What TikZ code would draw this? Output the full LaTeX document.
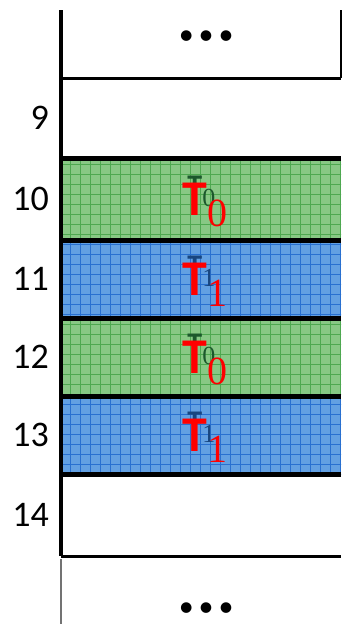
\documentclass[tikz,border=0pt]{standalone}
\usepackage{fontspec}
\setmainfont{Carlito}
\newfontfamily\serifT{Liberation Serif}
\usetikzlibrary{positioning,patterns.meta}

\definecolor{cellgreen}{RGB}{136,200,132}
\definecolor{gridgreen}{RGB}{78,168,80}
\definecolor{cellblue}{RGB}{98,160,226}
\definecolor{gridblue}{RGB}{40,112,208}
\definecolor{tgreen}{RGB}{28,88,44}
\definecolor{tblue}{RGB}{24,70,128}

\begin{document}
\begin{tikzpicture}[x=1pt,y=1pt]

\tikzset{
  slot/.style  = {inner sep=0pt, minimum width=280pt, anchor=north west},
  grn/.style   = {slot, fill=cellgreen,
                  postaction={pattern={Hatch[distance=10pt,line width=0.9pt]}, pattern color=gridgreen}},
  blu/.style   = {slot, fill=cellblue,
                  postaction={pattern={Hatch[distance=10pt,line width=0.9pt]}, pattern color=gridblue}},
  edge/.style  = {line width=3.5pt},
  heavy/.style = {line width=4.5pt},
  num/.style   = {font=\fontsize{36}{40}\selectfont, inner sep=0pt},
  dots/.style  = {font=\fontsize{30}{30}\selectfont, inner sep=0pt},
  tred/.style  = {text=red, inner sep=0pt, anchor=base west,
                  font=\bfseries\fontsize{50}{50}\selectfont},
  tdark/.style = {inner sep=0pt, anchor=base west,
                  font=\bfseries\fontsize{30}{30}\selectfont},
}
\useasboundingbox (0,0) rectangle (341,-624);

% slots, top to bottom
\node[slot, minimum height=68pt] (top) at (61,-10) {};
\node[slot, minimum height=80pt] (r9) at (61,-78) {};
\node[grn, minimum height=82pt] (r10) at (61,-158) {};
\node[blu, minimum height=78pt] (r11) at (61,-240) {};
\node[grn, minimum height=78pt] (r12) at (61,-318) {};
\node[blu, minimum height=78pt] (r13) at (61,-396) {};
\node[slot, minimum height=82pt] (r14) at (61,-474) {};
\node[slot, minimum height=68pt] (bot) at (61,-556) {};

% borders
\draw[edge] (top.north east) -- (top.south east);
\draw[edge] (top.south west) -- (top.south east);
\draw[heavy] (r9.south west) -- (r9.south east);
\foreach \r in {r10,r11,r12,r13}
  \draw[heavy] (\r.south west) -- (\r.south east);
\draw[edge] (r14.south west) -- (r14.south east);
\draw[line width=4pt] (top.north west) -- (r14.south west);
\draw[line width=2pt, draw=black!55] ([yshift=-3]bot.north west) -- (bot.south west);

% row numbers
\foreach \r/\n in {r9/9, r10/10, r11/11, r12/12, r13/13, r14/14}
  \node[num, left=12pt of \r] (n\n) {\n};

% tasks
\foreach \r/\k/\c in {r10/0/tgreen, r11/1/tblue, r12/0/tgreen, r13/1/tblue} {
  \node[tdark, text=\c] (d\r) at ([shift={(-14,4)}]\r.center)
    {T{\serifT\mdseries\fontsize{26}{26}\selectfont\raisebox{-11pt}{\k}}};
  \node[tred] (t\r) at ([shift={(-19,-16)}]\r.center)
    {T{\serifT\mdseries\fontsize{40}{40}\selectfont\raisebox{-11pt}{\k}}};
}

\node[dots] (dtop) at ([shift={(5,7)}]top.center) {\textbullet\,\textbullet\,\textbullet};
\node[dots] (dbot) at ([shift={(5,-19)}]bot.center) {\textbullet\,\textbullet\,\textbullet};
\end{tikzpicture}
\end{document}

....................

== Prompt ==
Reproduce the material above verbatim; omit every picture.

== Exercise answer ==
What TikZ code would draw this? Output the full LaTeX document.
\documentclass[tikz,border=0pt]{standalone}
\usepackage{fontspec}
\setmainfont{Carlito}
\newfontfamily\serifT{Liberation Serif}
\usetikzlibrary{positioning,patterns.meta}

\definecolor{cellgreen}{RGB}{136,200,132}
\definecolor{gridgreen}{RGB}{78,168,80}
\definecolor{cellblue}{RGB}{98,160,226}
\definecolor{gridblue}{RGB}{40,112,208}
\definecolor{tgreen}{RGB}{28,88,44}
\definecolor{tblue}{RGB}{24,70,128}

\begin{document}
\begin{tikzpicture}[x=1pt,y=1pt]

\tikzset{
  slot/.style  = {inner sep=0pt, minimum width=280pt, anchor=north west},
  grn/.style   = {slot, fill=cellgreen,
                  postaction={pattern={Hatch[distance=10pt,line width=0.9pt]}, pattern color=gridgreen}},
  blu/.style   = {slot, fill=cellblue,
                  postaction={pattern={Hatch[distance=10pt,line width=0.9pt]}, pattern color=gridblue}},
  edge/.style  = {line width=3.5pt},
  heavy/.style = {line width=4.5pt},
  num/.style   = {font=\fontsize{36}{40}\selectfont, inner sep=0pt},
  dots/.style  = {font=\fontsize{30}{30}\selectfont, inner sep=0pt},
  tred/.style  = {text=red, inner sep=0pt, anchor=base west,
                  font=\bfseries\fontsize{50}{50}\selectfont},
  tdark/.style = {inner sep=0pt, anchor=base west,
                  font=\bfseries\fontsize{30}{30}\selectfont},
}
\useasboundingbox (0,0) rectangle (341,-624);

% slots, top to bottom
\node[slot, minimum height=68pt] (top) at (61,-10) {};
\node[slot, minimum height=80pt] (r9) at (61,-78) {};
\node[grn, minimum height=82pt] (r10) at (61,-158) {};
\node[blu, minimum height=78pt] (r11) at (61,-240) {};
\node[grn, minimum height=78pt] (r12) at (61,-318) {};
\node[blu, minimum height=78pt] (r13) at (61,-396) {};
\node[slot, minimum height=82pt] (r14) at (61,-474) {};
\node[slot, minimum height=68pt] (bot) at (61,-556) {};

% borders
\draw[edge] (top.north east) -- (top.south east);
\draw[edge] (top.south west) -- (top.south east);
\draw[heavy] (r9.south west) -- (r9.south east);
\foreach \r in {r10,r11,r12,r13}
  \draw[heavy] (\r.south west) -- (\r.south east);
\draw[edge] (r14.south west) -- (r14.south east);
\draw[line width=4pt] (top.north west) -- (r14.south west);
\draw[line width=2pt, draw=black!55] ([yshift=-3]bot.north west) -- (bot.south west);

% row numbers
\foreach \r/\n in {r9/9, r10/10, r11/11, r12/12, r13/13, r14/14}
  \node[num, left=12pt of \r] (n\n) {\n};

% tasks
\foreach \r/\k/\c in {r10/0/tgreen, r11/1/tblue, r12/0/tgreen, r13/1/tblue} {
  \node[tdark, text=\c] (d\r) at ([shift={(-14,4)}]\r.center)
    {T{\serifT\mdseries\fontsize{26}{26}\selectfont\raisebox{-11pt}{\k}}};
  \node[tred] (t\r) at ([shift={(-19,-16)}]\r.center)
    {T{\serifT\mdseries\fontsize{40}{40}\selectfont\raisebox{-11pt}{\k}}};
}

\node[dots] (dtop) at ([shift={(5,7)}]top.center) {\textbullet\,\textbullet\,\textbullet};
\node[dots] (dbot) at ([shift={(5,-19)}]bot.center) {\textbullet\,\textbullet\,\textbullet};
\end{tikzpicture}
\end{document}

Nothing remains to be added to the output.